A person I know once told me, “I am better than you because I have done better things than you…” And I believed him!
Maybe you’ve encountered this comparison game yourself – comparing who one person IS to another by what they each DO. Usually in a cause-effect formula that appears like this – “I Do better things (cause), so I AM a better person (effect)…” Do you sense the error in this logic?
There’s an aspect of me that likes to play this Comparison Game – a part that defines “me” as separate from you (“not me”) by use of the DO logic level. We know it as “competition” and it runs a bit like this:
- To KNOW I exist, I need to FEEL separate.
- I satisfy that need through the use of imagination – I imagine I can compare BEing at the DOing logic level.
- Over time, I equivocate BEing and DOing to the point of equivalence = I AM what I Am becomes I AM what I DO.
Let me reiterate –
Separation is impossible at the BEing level – all just IS. To satisfy a need to feel alive, I create an illusion of separation by imagining that I exist separately as a result of a COMPARISON between what I do versus what someone else does.
My thinking error is that I assume that in the same way I can measure results of doing, I can measure being. It’s like believing that because I can measure the weight of a bag of sand, I can measure the concept of that bag. How does one go about measuring an idea in pounds or grams? The IDEA of the bag of sand is not the bag of sand.
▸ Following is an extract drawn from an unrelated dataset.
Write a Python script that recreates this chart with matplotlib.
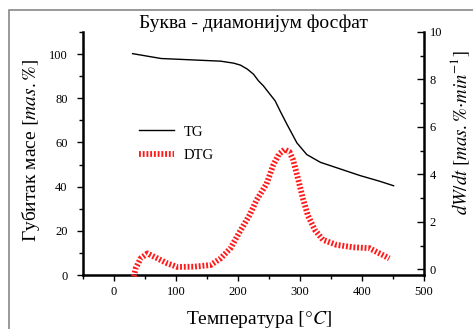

The map of the territory is not the territory depicted on the map.
Using this false equivalency thinking error, I set up defenses to support the “truth” that I AM separate based on DOing better/worse than others. Over time and with some practice, my defense becomes reality – one that comes at a cost: fear. I fear I am nothing unless separate from “others” who are better/worse than me – which strokes my “need to know I exist” core-value.
As a living organism capable of rational thought, the comparison game seems pretty irrational to me.